Transforming Calabi-Yau Constructions: Generating New Calabi-Yau Manifolds with Transformers

Yip, Jacky H. T., Arnal, Charles, Charton, François, Shiu, Gary

arXiv.org Artificial Intelligence 

The vastness of the string landscape presents a serious computational challenge. This immensity stems from the multitude of choices for the internal manifolds on which string theory is compactified (or for non-geometric constructions, choices of conformal field theory). Even with a fixed compactification manifold, additional discrete choices--such as bundle or brane configurations, and the quantized fluxes threaded through internal cycles--further enlarge the space of solutions.

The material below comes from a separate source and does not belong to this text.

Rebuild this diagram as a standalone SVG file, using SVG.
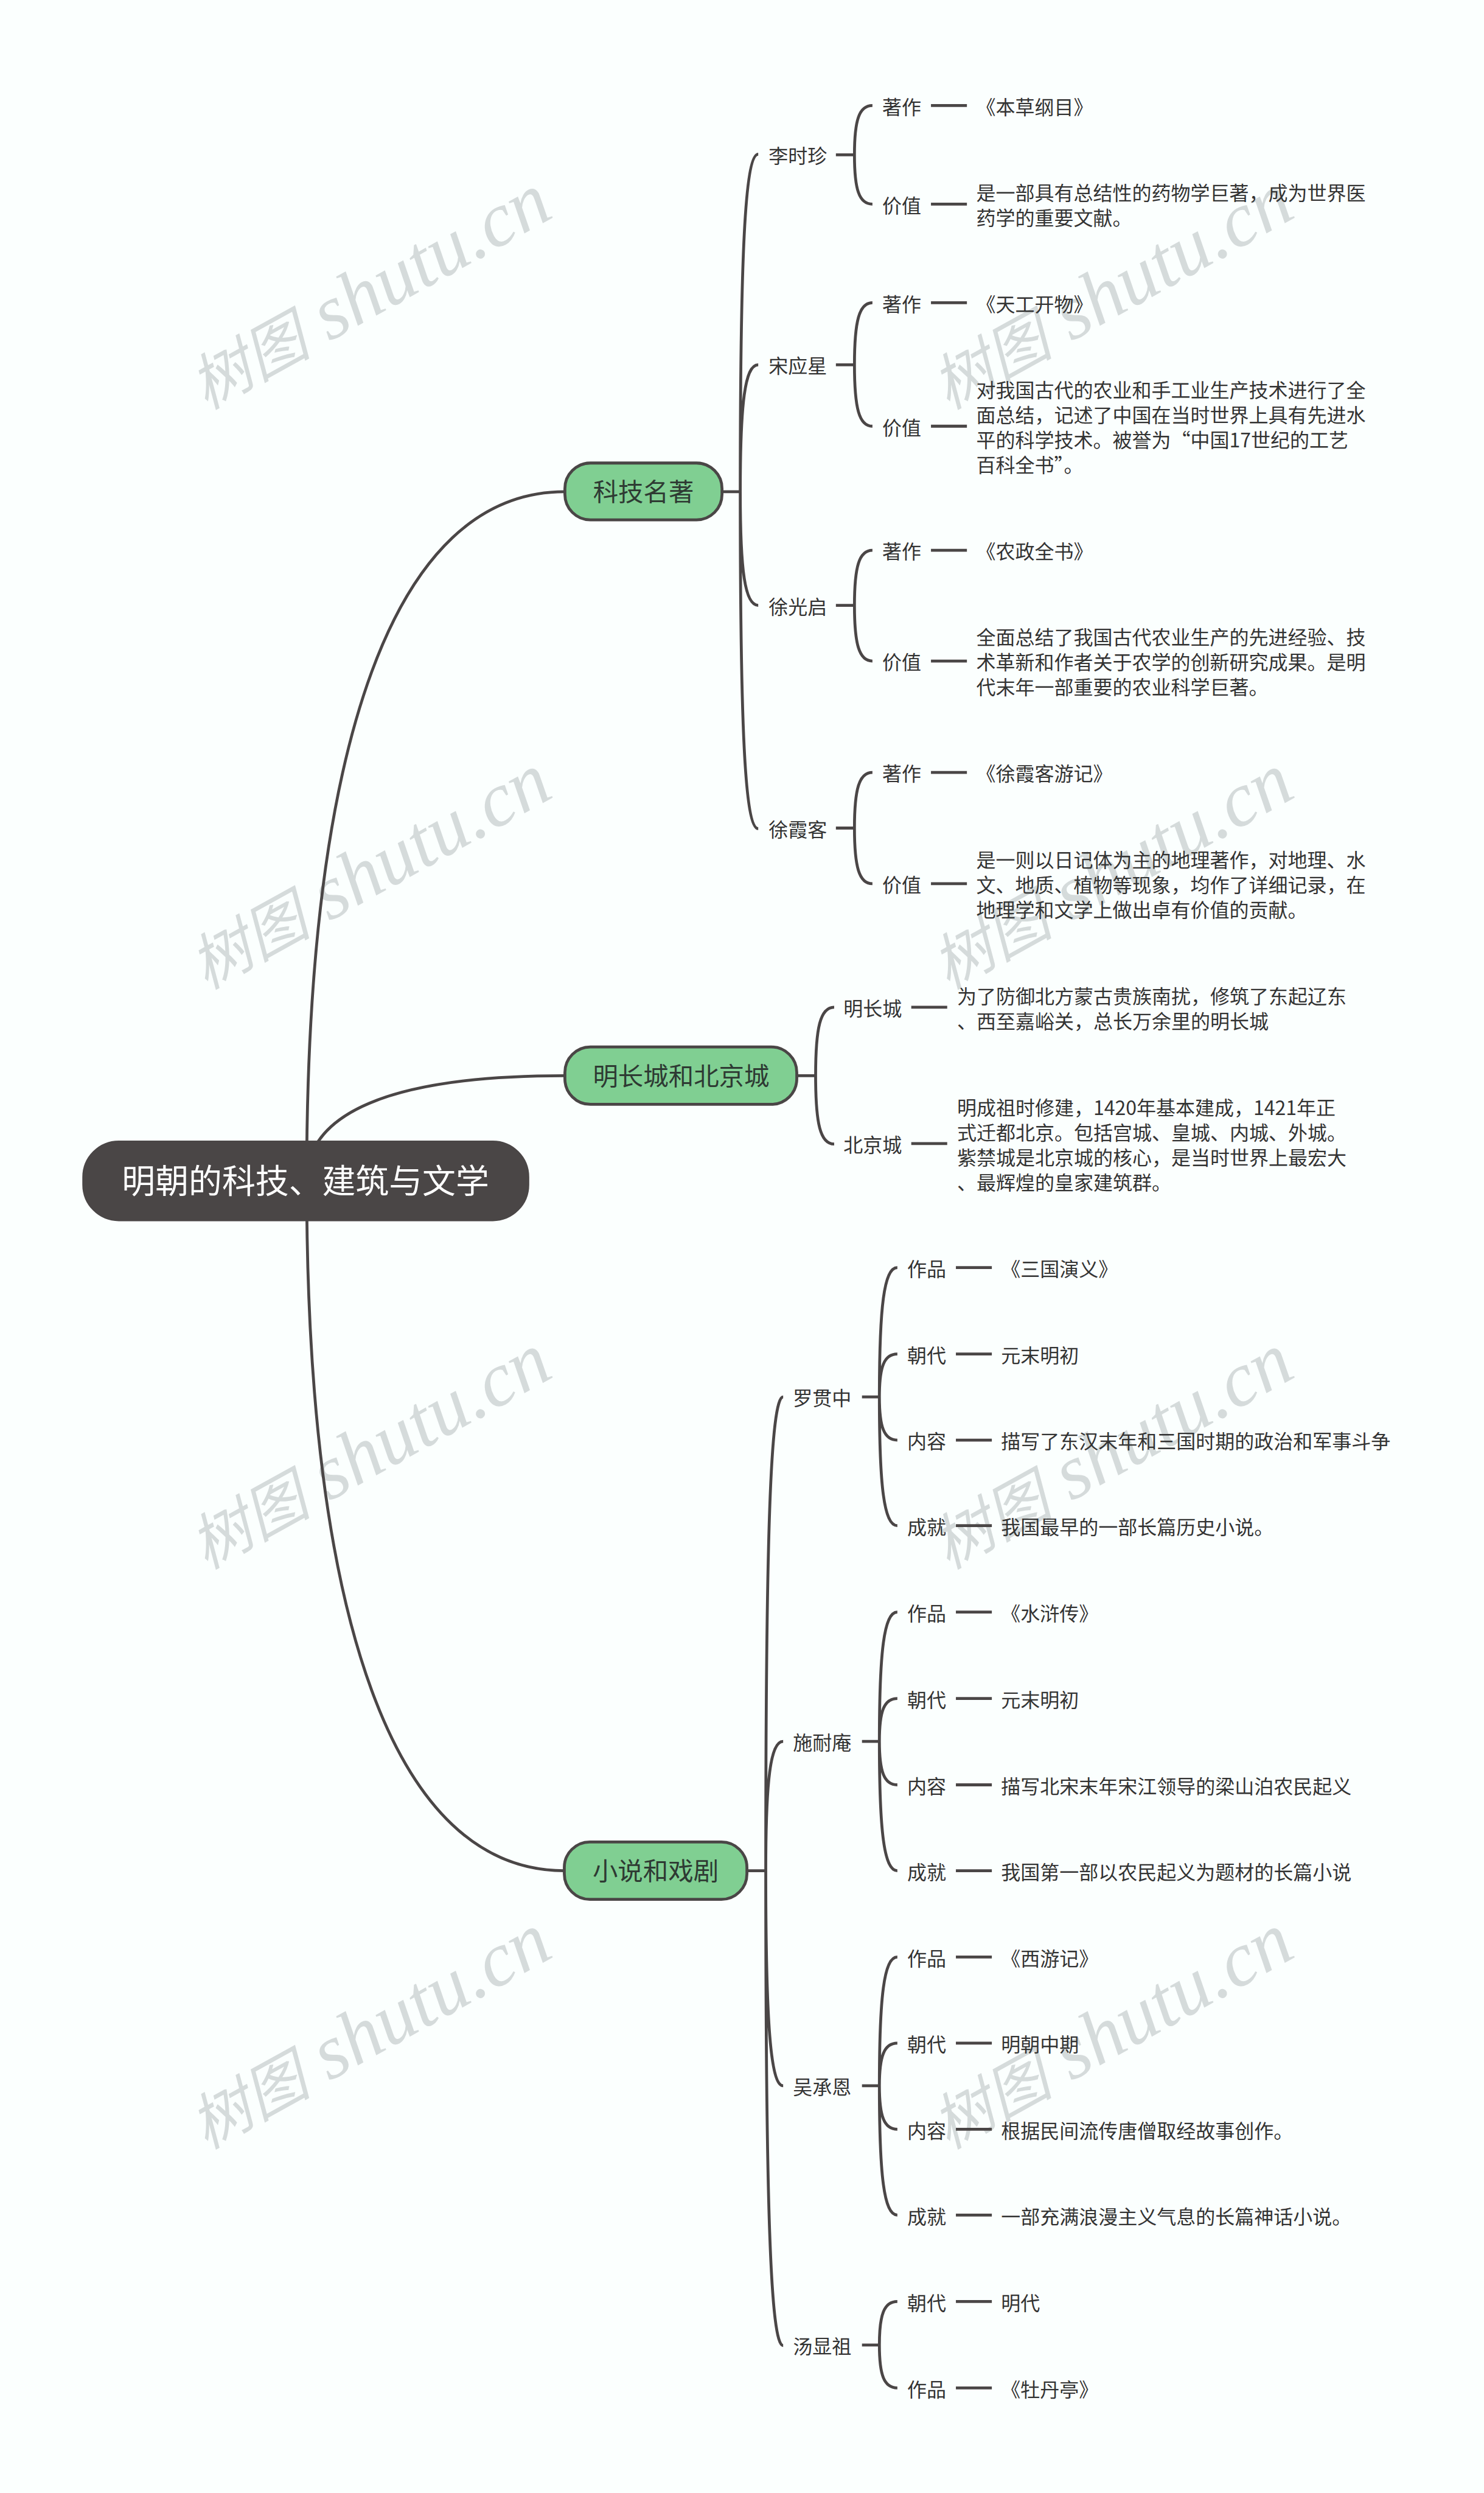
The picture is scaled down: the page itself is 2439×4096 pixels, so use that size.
<svg xmlns="http://www.w3.org/2000/svg" width="2439" height="4096" viewBox="0 0 2439 4096">
<style>
text{font-family:"Noto Sans CJK SC","Noto Sans",sans-serif;fill:#333}
.t{font-size:33.6px}
.l1{font-size:43.5px;text-anchor:middle;fill:#2e3a33}
.r{font-size:57.6px;text-anchor:middle;fill:#fff}
.w{font-family:"Liberation Serif","Noto Sans CJK SC",serif;font-style:italic;font-size:133px;fill:#d5dbdb;text-anchor:middle}
.w .z{font-size:105px}
.c{fill:none;stroke:#4a4646;stroke-width:5}
.b{fill:#80cf92;stroke:#4a4646;stroke-width:5}
</style>
<rect width="2439" height="4096" fill="#fbfffe"/>
<g transform="scale(0.95273)">
<g id="watermarks">
<text class="w" transform="translate(657 540) rotate(-29)"><tspan class="z">树图</tspan> shutu.cn</text>
<text class="w" transform="translate(1937 540) rotate(-29)"><tspan class="z">树图</tspan> shutu.cn</text>
<text class="w" transform="translate(657 1540) rotate(-29)"><tspan class="z">树图</tspan> shutu.cn</text>
<text class="w" transform="translate(1937 1540) rotate(-29)"><tspan class="z">树图</tspan> shutu.cn</text>
<text class="w" transform="translate(657 2540) rotate(-29)"><tspan class="z">树图</tspan> shutu.cn</text>
<text class="w" transform="translate(1937 2540) rotate(-29)"><tspan class="z">树图</tspan> shutu.cn</text>
<text class="w" transform="translate(657 3540) rotate(-29)"><tspan class="z">树图</tspan> shutu.cn</text>
<text class="w" transform="translate(1937 3540) rotate(-29)"><tspan class="z">树图</tspan> shutu.cn</text>
</g>
<g id="connectors">
<path class="c" d="M529 2036C529 1280 680 848 974 848"/>
<path class="c" d="M529 2036C529 1921 670 1855 974 1855"/>
<path class="c" d="M529 2036C529 2793 680 3226 973 3226"/>
<path class="c" d="M1246 848H1277M1375 1855H1407M1289 3226H1321"/>
<path class="c" d="M1277 848C1277 441 1285 266 1308 266M1277 848C1277 695 1285 629 1308 629M1277 848C1277 985 1285 1044 1308 1044M1277 848C1277 1255 1285 1429 1308 1429"/>
<path class="c" d="M1442 267H1474M1442 629H1474M1442 1044H1474M1442 1428H1474"/>
<path class="c" d="M1474 267C1474 207 1482 182 1505 182M1474 267C1474 327 1482 352 1505 352M1474 629C1474 554 1482 522 1505 522M1474 629C1474 704 1482 735 1505 735M1474 1044C1474 977 1482 949 1505 949M1474 1044C1474 1111 1482 1140 1505 1140M1474 1428C1474 1361 1482 1332 1505 1332M1474 1428C1474 1495 1482 1524 1505 1524"/>
<path class="c" d="M1606 182H1668M1606 352H1668M1606 522H1668M1606 735H1668M1606 949H1668M1606 1140H1668M1606 1332H1668M1606 1524H1668"/>
<path class="c" d="M1407 1855C1407 1772 1415 1737 1439 1737M1407 1855C1407 1938 1415 1973 1439 1973M1572 1737H1634M1572 1972H1634"/>
<path class="c" d="M1321 3226C1321 2654 1329 2409 1351 2409M1321 3226C1321 3070 1329 3003 1351 3003M1321 3226C1321 3486 1329 3597 1351 3597M1321 3226C1321 3799 1329 4045 1351 4045"/>
<path class="c" d="M1487 2409H1517M1487 3003H1517M1487 3597H1517M1487 4044H1517"/>
<path class="c" d="M1517 2409C1517 2253 1525 2186 1548 2186M1517 2409C1517 2357 1525 2335 1548 2335M1517 2409C1517 2461 1525 2483.5 1548 2483.5M1517 2409C1517 2564 1525 2631 1548 2631"/>
<path class="c" d="M1517 3003C1517 2847 1525 2780 1548 2780M1517 3003C1517 2951 1525 2929 1548 2929M1517 3003C1517 3055 1525 3078 1548 3078M1517 3003C1517 3159 1525 3226 1548 3226"/>
<path class="c" d="M1517 3597C1517 3442 1525 3375 1548 3375M1517 3597C1517 3546 1525 3523.5 1548 3523.5M1517 3597C1517 3649.5 1525 3672 1548 3672M1517 3597C1517 3753 1525 3820 1548 3820"/>
<path class="c" d="M1517 4044C1517 3991.5 1525 3969 1548 3969M1517 4044C1517 4096 1525 4118 1548 4118"/>
<path class="c" d="M1649 2186H1711M1649 2335H1711M1649 2483.5H1711M1649 2631H1711M1649 2780H1711M1649 2929H1711M1649 3078H1711M1649 3226H1711M1649 3375H1711M1649 3523.5H1711M1649 3672H1711M1649 3820H1711M1649 3969H1711M1649 4118H1711"/>
</g>
<g id="root"><rect x="143" y="1968" width="769" height="137" rx="62" ry="62" fill="#4a4646" stroke="#4a4646" stroke-width="2"/><text class="r" x="527" y="2057">明朝的科技、建筑与文学</text></g>
<g id="n-keji"><rect class="b" x="974.5" y="798.5" width="271" height="98" rx="44"/><text class="l1" x="1110" y="864">科技名著</text></g>
<g id="n-changcheng"><rect class="b" x="974.5" y="1805.5" width="400" height="99" rx="44"/><text class="l1" x="1175" y="1871">明长城和北京城</text></g>
<g id="n-xiaoshuo"><rect class="b" x="973.5" y="3176.5" width="315" height="99" rx="44"/><text class="l1" x="1131" y="3242">小说和戏剧</text></g>
<g id="li"><text class="t" x="1326" y="281">李时珍</text></g>
<g id="li-a"><text class="t" x="1522" y="197">著作</text></g>
<g id="li-a1"><text class="t" x="1684" y="197">《本草纲目》</text></g>
<g id="li-b"><text class="t" x="1522" y="367">价值</text></g>
<g id="li-b1"><text class="t" x="1684" y="345.5">是一部具有总结性的药物学巨著，成为世界医<tspan x="1684" y="388.5">药学的重要文献。</tspan></text></g>
<g id="song"><text class="t" x="1326" y="643">宋应星</text></g>
<g id="song-a"><text class="t" x="1522" y="537">著作</text></g>
<g id="song-a1"><text class="t" x="1684" y="537">《天工开物》</text></g>
<g id="song-b"><text class="t" x="1522" y="750">价值</text></g>
<g id="song-b1"><text class="t" x="1684" y="685.5">对我国古代的农业和手工业生产技术进行了全<tspan x="1684" y="728.5">面总结，记述了中国在当时世界上具有先进水</tspan><tspan x="1684" y="771.5">平的科学技术。被誉为“中国17世纪的工艺</tspan><tspan x="1684" y="814.5">百科全书”。</tspan></text></g>
<g id="xug"><text class="t" x="1326" y="1059">徐光启</text></g>
<g id="xug-a"><text class="t" x="1522" y="964">著作</text></g>
<g id="xug-a1"><text class="t" x="1684" y="964">《农政全书》</text></g>
<g id="xug-b"><text class="t" x="1522" y="1155">价值</text></g>
<g id="xug-b1"><text class="t" x="1684" y="1112">全面总结了我国古代农业生产的先进经验、技<tspan x="1684" y="1155">术革新和作者关于农学的创新研究成果。是明</tspan><tspan x="1684" y="1198">代末年一部重要的农业科学巨著。</tspan></text></g>
<g id="xux"><text class="t" x="1326" y="1443">徐霞客</text></g>
<g id="xux-a"><text class="t" x="1522" y="1347">著作</text></g>
<g id="xux-a1"><text class="t" x="1684" y="1347">《徐霞客游记》</text></g>
<g id="xux-b"><text class="t" x="1522" y="1539">价值</text></g>
<g id="xux-b1"><text class="t" x="1684" y="1496">是一则以日记体为主的地理著作，对地理、水<tspan x="1684" y="1539">文、地质、植物等现象，均作了详细记录，在</tspan><tspan x="1684" y="1582">地理学和文学上做出卓有价值的贡献。</tspan></text></g>
<g id="mcc"><text class="t" x="1455" y="1752">明长城</text></g>
<g id="mcc-1"><text class="t" x="1651" y="1730.5">为了防御北方蒙古贵族南扰，修筑了东起辽东<tspan x="1651" y="1773.5">、西至嘉峪关，总长万余里的明长城</tspan></text></g>
<g id="bjc"><text class="t" x="1455" y="1987">北京城</text></g>
<g id="bjc-1"><text class="t" x="1651" y="1922.5">明成祖时修建，1420年基本建成，1421年正<tspan x="1651" y="1965.5">式迁都北京。包括宫城、皇城、内城、外城。</tspan><tspan x="1651" y="2008.5">紫禁城是北京城的核心，是当时世界上最宏大</tspan><tspan x="1651" y="2051.5">、最辉煌的皇家建筑群。</tspan></text></g>
<g id="luo"><text class="t" x="1368" y="2424">罗贯中</text></g>
<g id="luo-a"><text class="t" x="1565" y="2201">作品</text><text class="t" x="1727" y="2201">《三国演义》</text></g>
<g id="luo-b"><text class="t" x="1565" y="2350">朝代</text><text class="t" x="1727" y="2350">元末明初</text></g>
<g id="luo-c"><text class="t" x="1565" y="2498.5">内容</text><text class="t" x="1727" y="2498.5">描写了东汉末年和三国时期的政治和军事斗争</text></g>
<g id="luo-d"><text class="t" x="1565" y="2646">成就</text><text class="t" x="1727" y="2646">我国最早的一部长篇历史小说。</text></g>
<g id="shi"><text class="t" x="1368" y="3018">施耐庵</text></g>
<g id="shi-a"><text class="t" x="1565" y="2795">作品</text><text class="t" x="1727" y="2795">《水浒传》</text></g>
<g id="shi-b"><text class="t" x="1565" y="2944">朝代</text><text class="t" x="1727" y="2944">元末明初</text></g>
<g id="shi-c"><text class="t" x="1565" y="3093">内容</text><text class="t" x="1727" y="3093">描写北宋末年宋江领导的梁山泊农民起义</text></g>
<g id="shi-d"><text class="t" x="1565" y="3241">成就</text><text class="t" x="1727" y="3241">我国第一部以农民起义为题材的长篇小说</text></g>
<g id="wu"><text class="t" x="1368" y="3612">吴承恩</text></g>
<g id="wu-a"><text class="t" x="1565" y="3390">作品</text><text class="t" x="1727" y="3390">《西游记》</text></g>
<g id="wu-b"><text class="t" x="1565" y="3538.5">朝代</text><text class="t" x="1727" y="3538.5">明朝中期</text></g>
<g id="wu-c"><text class="t" x="1565" y="3687">内容</text><text class="t" x="1727" y="3687">根据民间流传唐僧取经故事创作。</text></g>
<g id="wu-d"><text class="t" x="1565" y="3835">成就</text><text class="t" x="1727" y="3835">一部充满浪漫主义气息的长篇神话小说。</text></g>
<g id="tang"><text class="t" x="1368" y="4059">汤显祖</text></g>
<g id="tang-a"><text class="t" x="1565" y="3984">朝代</text><text class="t" x="1727" y="3984">明代</text></g>
<g id="tang-b"><text class="t" x="1565" y="4133">作品</text><text class="t" x="1727" y="4133">《牡丹亭》</text></g>
</g>
</svg>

Despite its vastness, the string landscape is conjectured to be finite, in the sense that there are only finitely many low energy effective field theories with a fixed, finite energy cutoff that are consistent with quantum gravity [1-3]. The finiteness of the landscape is both an important premise in the program of landscape statistics [1] and argued to be a universal property of quantum gravity [2]. It is however only when we restrict to very small regions of the landscape, e.g., intersecting D-brane models in a specific Calabi-Yau orientifold, that an exact number of solutions is known [4] (though it was shown earlier that the number is finite [5]). Compactifications of string theory on Calabi-Yau manifolds stand out as an especially well-motivated class of solutions for data mining the landscape. In particular, Calabi-Yau threefolds yield four-dimensional vacuum configurations of superstring theory that can potentially accommodate realistic particle physics coupled to gravity [6].